Measurement of mass-transfer rates for surfactant-enhanced solubilization of nonaqueous phase liquids

Surfactant-enhanced solubilization of residual, nonaqueous-phase liquid (NAPL) contaminants is an emerging, subsurface remediation technology. The potential for nonequilibrium conditions is investigated for surfactant-enhanced solubilization of a NAPL trichloroethylene (TCE), in a model porous medium. The surfactant formulation consists of an anionic surfactant, sodium dihexyl sulfosuccinate, an alcohol, and an electrolyte in aqueous solution. Batch solubilization experiments are conducted to assess the significance of chemical rate limitations. Surfactant flood experiments are conducted in packed columns with residual TCE. Mass-transfer rate coefficients are determined as a function of aqueous-phase pore velocity, NAPL volumetric fraction, and surfactant concentration.
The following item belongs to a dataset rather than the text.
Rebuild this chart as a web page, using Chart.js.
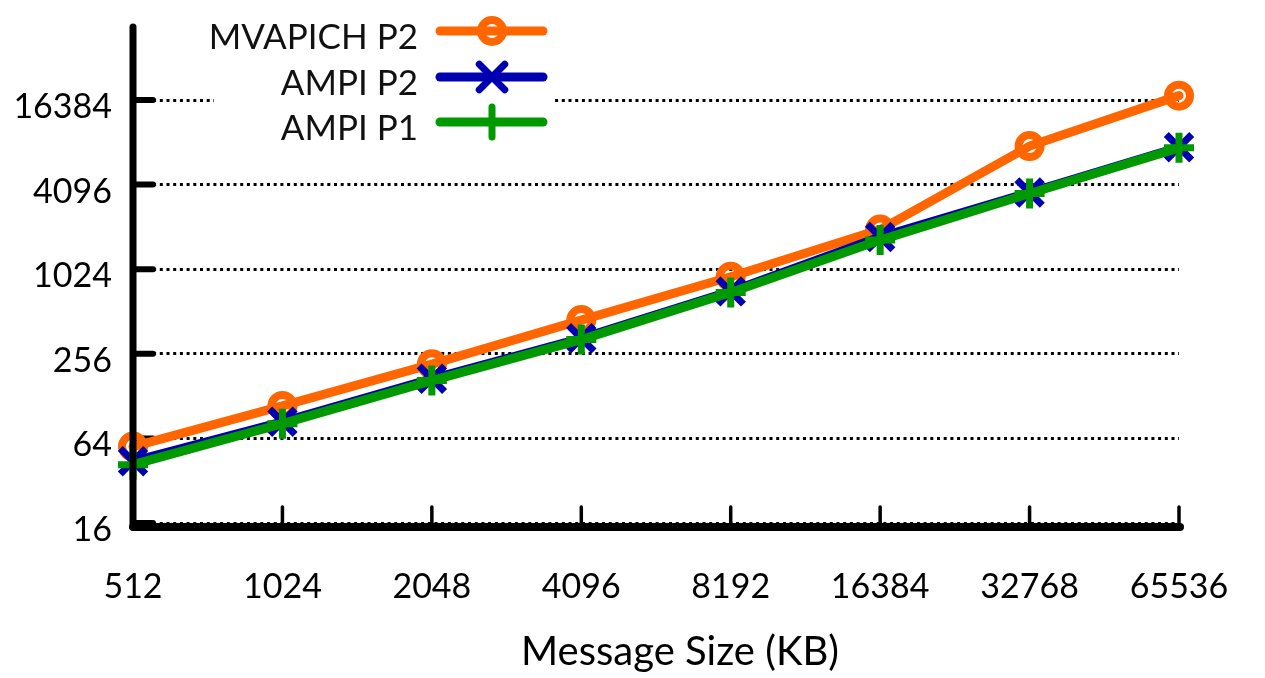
<!DOCTYPE html>
<html>
<head>
<meta charset="utf-8">
<script src="https://cdn.jsdelivr.net/npm/chart.js@4.4.1/dist/chart.umd.min.js"></script>
<style>
  html, body { margin: 0; padding: 0; background: #ffffff; }
  #wrap { width: 1265px; height: 678px; }
</style>
</head>
<body>
<div id="wrap"><canvas id="c" width="1265" height="678"></canvas></div>
<script>
// Message sizes (KB) on the x axis
const messageSizes = ['512', '1024', '2048', '4096', '8192', '16384', '32768', '65536'];
// Time per run for each implementation (log2 y axis)
const mvapichP2 = [56, 109, 216, 445, 905, 1960, 7700, 17600];
const ampiP2    = [44, 84, 170, 330, 712, 1735, 3600, 7560];
const ampiP1    = [41.6, 81.5, 165, 323, 700, 1650, 3540, 7480];
// y axis tick values and range
const yTickValues = [16, 64, 256, 1024, 4096, 16384];
const yMin = 16;
const yMax = 56000;

const seriesLabels = ['MVAPICH P2', 'AMPI P2', 'AMPI P1'];
const FONT = 'Lato, "Open Sans", sans-serif';

function drawMarker(ctx, style, x, y, r, lw, color) {
  ctx.save();
  ctx.strokeStyle = color;
  ctx.lineWidth = lw;
  ctx.beginPath();
  if (style === 'circle') {
    ctx.arc(x, y, r, 0, Math.PI * 2);
  } else if (style === 'crossRot') {
    const d = r * Math.SQRT1_2;
    ctx.moveTo(x - d, y - d); ctx.lineTo(x + d, y + d);
    ctx.moveTo(x + d, y - d); ctx.lineTo(x - d, y + d);
  } else {
    ctx.moveTo(x - r, y); ctx.lineTo(x + r, y);
    ctx.moveTo(x, y - r); ctx.lineTo(x, y + r);
  }
  ctx.stroke();
  ctx.restore();
}

const decorations = {
  id: 'decorations',
  beforeDatasetsDraw(chart) {
    const ctx = chart.ctx;
    const area = chart.chartArea;
    const ys = chart.scales.y;
    const xs = chart.scales.x;
    ctx.save();
    ctx.strokeStyle = '#000';
    ctx.lineCap = 'round';
    // inward tick stubs on the y axis
    ctx.lineWidth = 6;
    yTickValues.forEach(v => {
      const py = ys.getPixelForValue(v);
      ctx.beginPath();
      ctx.moveTo(area.left, py);
      ctx.lineTo(area.left + 20, py);
      ctx.stroke();
    });
    // inward tick stubs on the x axis
    ctx.lineWidth = 3.5;
    messageSizes.forEach((_, i) => {
      const px = xs.getPixelForValue(i);
      ctx.beginPath();
      ctx.moveTo(px, area.bottom + 3);
      ctx.lineTo(px, area.bottom - 16);
      ctx.stroke();
    });
    ctx.restore();
  },
  afterDatasetsDraw(chart) {
    const ctx = chart.ctx;
    const area = chart.chartArea;
    ctx.save();
    // axis lines
    ctx.strokeStyle = '#000';
    ctx.lineCap = 'round';
    ctx.lineWidth = 7;
    ctx.beginPath();
    ctx.moveTo(area.left, area.top + 2);
    ctx.lineTo(area.left, area.bottom + 4);
    ctx.stroke();
    ctx.lineWidth = 8;
    ctx.beginPath();
    ctx.moveTo(area.left, area.bottom + 4);
    ctx.lineTo(area.right + 1, area.bottom + 4);
    ctx.stroke();

    // key box
    ctx.fillStyle = '#fff';
    ctx.fillRect(214, 6, 341, 140);
    const rowsY = [31, 77, 122];
    ctx.filter = 'blur(0.6px)';
    chart.data.datasets.forEach((ds, i) => {
      const y = rowsY[i];
      ctx.fillStyle = '#111';
      ctx.font = '35px ' + FONT;
      ctx.textAlign = 'right';
      ctx.textBaseline = 'middle';
      ctx.fillText(ds.label, 418, y + 7);
      ctx.strokeStyle = ds.borderColor;
      ctx.lineWidth = ds.borderWidth;
      ctx.lineCap = 'round';
      ctx.beginPath();
      ctx.moveTo(440, y);
      ctx.lineTo(543, y);
      ctx.stroke();
      drawMarker(ctx, ds.pointStyle, 492, y, ds.pointRadius, ds.pointBorderWidth, ds.borderColor);
    });
    ctx.filter = 'none';

    // x axis title
    ctx.fillStyle = '#000';
    ctx.font = '40px ' + FONT;
    ctx.textAlign = 'center';
    ctx.textBaseline = 'middle';
    ctx.fillText('Message Size (KB)', 680, 652);
    ctx.restore();
  }
};

function series(label, data, color, style, radius, pbw, order) {
  return {
    label: label,
    data: data,
    borderColor: color,
    backgroundColor: color,
    borderWidth: 9,
    borderCapStyle: 'round',
    borderJoinStyle: 'round',
    pointStyle: style,
    pointRadius: radius,
    pointBorderWidth: pbw,
    pointBorderColor: color,
    pointBackgroundColor: 'rgba(0,0,0,0)',
    tension: 0,
    clip: false,
    order: order
  };
}

new Chart(document.getElementById('c'), {
  type: 'line',
  data: {
    labels: messageSizes,
    datasets: [
      series(seriesLabels[0], mvapichP2, '#ff6600', 'circle', 11, 8, 3),
      series(seriesLabels[1], ampiP2, '#0000b0', 'crossRot', 18, 7, 2),
      series(seriesLabels[2], ampiP1, '#009900', 'cross', 15, 7, 1)
    ]
  },
  options: {
    responsive: false,
    animation: false,
    events: [],
    devicePixelRatio: 1,
    layout: { padding: { left: 0, right: 86, top: 19, bottom: 0 } },
    plugins: { legend: { display: false }, tooltip: { enabled: false }, title: { display: false } },
    scales: {
      x: {
        type: 'category',
        offset: false,
        grid: { display: false, drawTicks: false },
        border: { display: false },
        ticks: {
          color: '#000',
          font: { family: FONT, size: 34 },
          padding: 44,
          maxRotation: 0,
          autoSkip: false
        },
        afterFit(s) {
          s.height = 678 - 523;
          s.paddingLeft = 0; s.paddingRight = 0;
          s.paddingTop = 0; s.paddingBottom = 0;
        }
      },
      y: {
        type: 'logarithmic',
        min: yMin,
        max: yMax,
        afterBuildTicks(s) { s.ticks = yTickValues.map(v => ({ value: v })); },
        afterFit(s) {
          s.width = 133;
          s.paddingTop = 0; s.paddingBottom = 0;
          s.paddingLeft = 0; s.paddingRight = 0;
        },
        grid: { color: '#000', lineWidth: 3, drawTicks: false },
        border: { display: false, dash: [3, 3.7] },
        ticks: {
          color: '#000',
          font: { family: FONT, size: 34 },
          padding: 21,
          labelOffset: 7,
          callback: v => String(v)
        }
      }
    }
  },
  plugins: [decorations]
});
</script>
</body>
</html>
A correlation for predicting mass-transfer rate coefficients as a function of system properties is developed, The mass-transfer rate coefficients and correlation are obtained by fitting a transport simulator to the column effluent concentration results. Significant differences are found between the correlation developed here and correlations developed for other NAPL-surfactant systems. The correlation predicts near-linear dependences of mass-transfer rates on the NAPL volumetric fraction and pore velocity. Using the Damkohler number, the degree of nonequilibrium behavior in surfactant-enhanced NAPL solubilization is analyzed for a range of conditions. Nonequilibrium conditions are found to be significant at relatively low NAPL volumetric fractions.